To send into a midsummer tropical jungle an American army, untrained to take care of its health, for the most part clothed in the regulation army woolens, and tumbled together in two months, was an undertaking which-could be justified only on the ground that the national safety demanded immediate action. In 1898, however, it seemed to be universally taken for granted by people and administration, by professional soldier as well as by public sentiment, that the army must invade Cuba without regard to its fitness for such active service. The responsibility for this decision must rest upon the nation. The experience of centuries had proved conspicuously that climate was the strongest defense of the Caribbean islands against invasion, and it was in large measure the very sacrifice of so many American soldiers that induced the study of tropical diseases. In 1898 it could hardly be expected that the American command, inexperienced and eager for action, should have recognized the mosquito as the carrier of yellow fever and the real enemy, or should have realized the necessity of protecting the soldiers by inoculation against typhoid fever.

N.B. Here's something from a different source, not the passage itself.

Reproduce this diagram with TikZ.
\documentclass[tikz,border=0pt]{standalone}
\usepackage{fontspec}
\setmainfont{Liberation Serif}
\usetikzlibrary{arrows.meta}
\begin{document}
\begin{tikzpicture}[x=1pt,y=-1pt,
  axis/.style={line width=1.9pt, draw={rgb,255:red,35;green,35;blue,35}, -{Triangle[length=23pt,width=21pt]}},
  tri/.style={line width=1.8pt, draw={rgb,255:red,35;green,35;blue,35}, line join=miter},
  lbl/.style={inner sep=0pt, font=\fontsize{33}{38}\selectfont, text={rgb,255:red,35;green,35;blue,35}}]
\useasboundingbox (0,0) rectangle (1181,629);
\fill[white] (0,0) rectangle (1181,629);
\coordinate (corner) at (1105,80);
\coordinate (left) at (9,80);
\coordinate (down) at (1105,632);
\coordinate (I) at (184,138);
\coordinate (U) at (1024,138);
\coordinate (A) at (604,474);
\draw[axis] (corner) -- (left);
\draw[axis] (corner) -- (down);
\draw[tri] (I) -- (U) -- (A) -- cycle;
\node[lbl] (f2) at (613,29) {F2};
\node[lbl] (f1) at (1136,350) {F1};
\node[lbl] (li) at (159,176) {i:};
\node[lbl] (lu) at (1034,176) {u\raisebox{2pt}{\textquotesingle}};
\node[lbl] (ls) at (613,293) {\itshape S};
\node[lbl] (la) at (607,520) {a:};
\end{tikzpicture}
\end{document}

Fixed as was the determination to send an army into Cuba at the earliest possible moment, there had been a wide diversity of opinion as to what should be the particular objective. General Miles wavered between the choice of the island of Porto Rico and Puerto Principe, a city in the interior and somewhat east of the middle of Cuba; the Department hesitated between Tunas on the south coast of Cuba, within touch of the insurgents, and Mariel on the north, the seizure of which would be the first step in a siege of Havana. The situation at Santiago, however, made that city the logical objective of the troops, and on the 31st of May, General Shafter was ordered to be prepared to move. On the 7th of June he was ordered to sail with "not less than 10,000 men," but an alarming, though unfounded, rumor of a Spanish squadron off the north coast of Cuba delayed the expedition until the 14th. With an army of seventeen thousand on thirty-two transports, and accompanied by eighty-nine newspaper correspondents, Shafter arrived on the 20th of June off Santiago.

The Spanish troops in Cuba - the American control of the sea made it unnecessary to consider those available in Spain - amounted, according to returns in April, 1898, to 196,820. This formidable number, however, was not available at any one strategic spot owing to the difficulty of transporting either troops or supplies, particularly at the eastern end of the island, in the neighborhood of Santiago. It was estimated that the number of men of use about Santiago was about 12,000, with 5000 approaching to assist. Perhaps 3000 insurgents were at hand under General Garcia. The number sent, then, was not inadequate to the task. Equal numbers are not, indeed, ordinarily considered sufficient for an offensive campaign against fortifications, but the American commanders counted upon a difference in morale between the two armies, which was justified by results. Besides the American Army could be reinforced as necessity arose.